Food co-ops are surely as ancient as agriculture and take many forms. In some towns, food co-ops are developing in which members pay a fee to local fruit and vegetable farmers at planting time and then get a cut of the harvest. This spreads out the risk for the farmer and helps the supply of locally grown food match the demand. The cost is likely higher than at the supermarket, just as food from Farmer's Markets typically is higher. For those living on city lots, the most affordable solution is to grow as much fresh produce as possible at home. Home gardens have never lost their popularity as a hobby, and now they are once again economical and "green" as well.
Which brings us back to the tomato plant growing by the side of the house on a small city lot.
The change that an astute gardener can bring about for his or her clients is remarkable, in particular for the seniors who have always enjoyed eating from their gardens, but who can no longer do the work that edibles typically require. What if we want to take the idea beyond a few plants?
Permaculture
An Australian named Bill Mollison coined the term permaculture in the early 1980s. Permaculture is first an ethic of the relationship people have with one another and with the earth, and the idea has spread around the globe. At www.midwestpermaculture.com, the mission is expressed as "Redesigning Our Lives, as if Caring for the Planet Mattered."
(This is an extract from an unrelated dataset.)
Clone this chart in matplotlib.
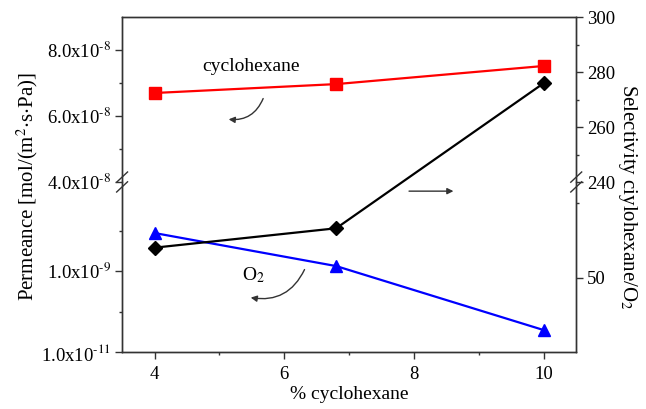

As for the more technical side of permaculture, Bill Mollison describes it this way: "wastes become resources, productivity and yields increase, work is minimized, and the environment is restored." That still doesn't tell you what the body of knowledge and experience that constitutes permaculture is, but it sums up some key elements.
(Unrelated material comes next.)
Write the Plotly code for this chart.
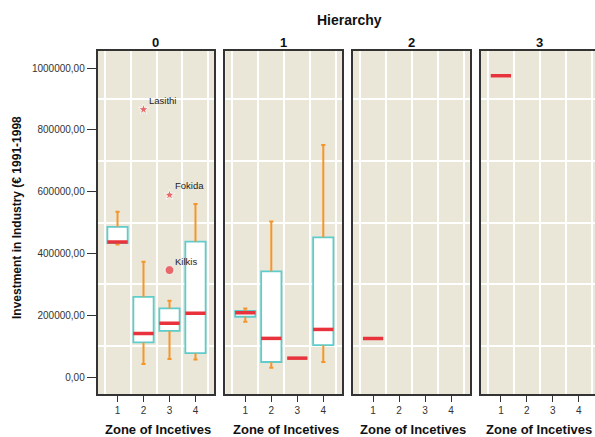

Unlike forms of gardening that may or may not be organic (do not use industrially manufactured fertilizers, pesticides, growth hormones, antibiotics, or any artificial additives), permaculture is organic gardening that is integrated with environmentally sensitive landscaping, home construction, and economic sustainability. Permaculture is not just a method of gardening, it is a way of living in harmony with nature. The statement that work is minimized with permaculture is not a hollow claim to gain adherents. Work by people is minimized when nature is understood and utilized rather than ignored or spoiled.
Permaculture examples often include animals. For instance, ducks allowed to roam in a garden may eat harmful insects while adding fertilizer to the soil. Water from fish ponds may be used to grow lettuce in a greenhouse. You get the idea of wastes becoming resources.
Supporting permaculture around the globe are websites, demonstration sites, and teaching teams. A typical course in permaculture lasts a week, after which the student can begin to design gardens using permaculture principles. Some students succeed so well, their projects become new demonstration sites, people visit and are impressed by the results, and even more people want to learn this for themselves. The Permaculture Institute in Australia has an interesting website at www.permaculture.org.au.
If you check into local resources and groups, you may find permaculture gardens and other examples of sustainable farming and urban gardening to visit and to try out. There is a lot more happening out there than you think! No matter how much or how little you are physically able to do in a garden, there is a way for you to participate and to enjoy growing food.